А учеба не очень влекла Женю. Более того, постепенно он начал её ненавидеть. «Занятия в университете Шанявского шли вечерами, — записал Е. Л. 1 сентября 1952 г. — И я убедился в ужасе, что не могу слушать профессоров — и каких! Мануйлов, читающий политическую экономию, Кизеветтер, о котором говорили, что он второй оратор Москвы (первым считали Маклакова), Хвостов, Юлий Айхенвальд (критик) и многие другие внушали мне только тоску и ужас, и я не в силах был поверить, что их дисциплины (тут я впервые услышал это слово) имеют ко мне какое-то отношение. (…) Я не имел ни малейшей склонности к юридическим наукам и чем ближе их узнавал, тем более ненавидел».
И ещё — через две недели (13 сентября): «Время шло, а я не привыкал к Москве. Напротив, окончательно её возненавидел. Одиночество душило. А новые знакомства не завязывались да и только. (…) И вот я жил и жил в тоске и одиночестве. Никто не говорил мне: «Пойди постригись», и я ужасно оброс волосами».
— И я стал опускаться. Я сказал учителю [латыни], что заниматься с ним не буду больше. Распрощался с университетом Шанявского. Вставал в двенадцать, лениво валялся до часу — это в семнадцать лет! Потом покупал в киоске газету и тонкие журналы… Прежде всего «Новый Сатирикон». И плитку шоколада. Возвращался домой, валялся и читал. Потом покупал колбасы на обед, которая по сравнению с майкопской казалась мне невкусной… Вечером шел бродить по улицам или в оперу Зимина, куда легко было достать билеты, или в цирк Никитина… В мечтах моих было одно здоровое место: начало. Начинались они всегда одинаково: я мечтал, что вот каким-то чудом начинаю работать. Меняюсь коренным образом, пишу удивительные вещи и, главное, с утра до вечера, не разгибая спины. Возвращался я домой утешенный, полный надежд, давая себе торжественное обещание завтра же начать новую жизнь. И с утра начиналось то же самое. Вот во что превратился я при первой же встрече с жизнью…

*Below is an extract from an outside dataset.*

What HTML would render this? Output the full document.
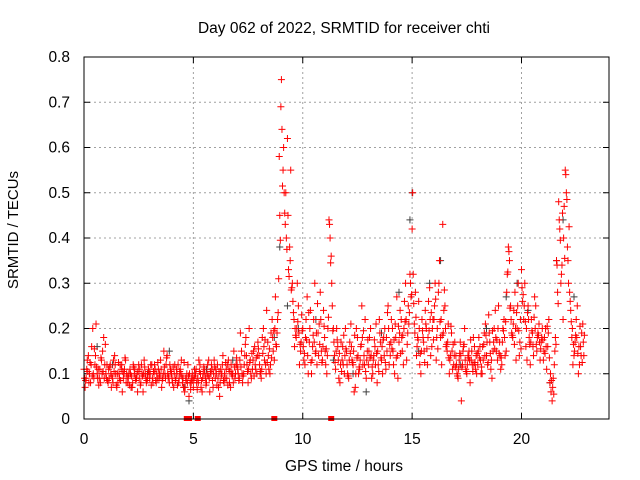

Но изредка случались и «развлечения». Как-то, проходя по Камергерскому переулку мимо Художественного театра, какой-то подросток предложил ему билет на «Вишневый сад». И несмотря на то, что тот потребовал три рубля, Женя его взял. Место оказалось прекрасное — в партере, в самом центре зала.
— Фирса ещё играл Артем, а Епиходов был неожиданный — Чехов. Понравился он мне необыкновенно — так я увидел этого удивительного артиста впервые. Сцену со сломанным кием, когда он беспомощно бунтует, зная, что ничего из этого не выйдет, просто от отчаяния, провел он так, что я с удивлением подумал: «Так вот, значит, как можно играть?» Так я впервые в жизни увидел артиста, лучшего из всех, каких я знал.
А перед этим был ещё «Николай Ставрогин», которого он смотрел с далекой галерки. Качалов показался ему маловыразительным, «остальные тоже казались приглушенными, а не правдивыми. Исключение составляла Лилина, которая играла хромоножку удивительно и одна только походила на героиню Достоевского». Потом ему на утреннике удастся посмотреть «Синюю птицу», которая ему «понравилась, но меньше».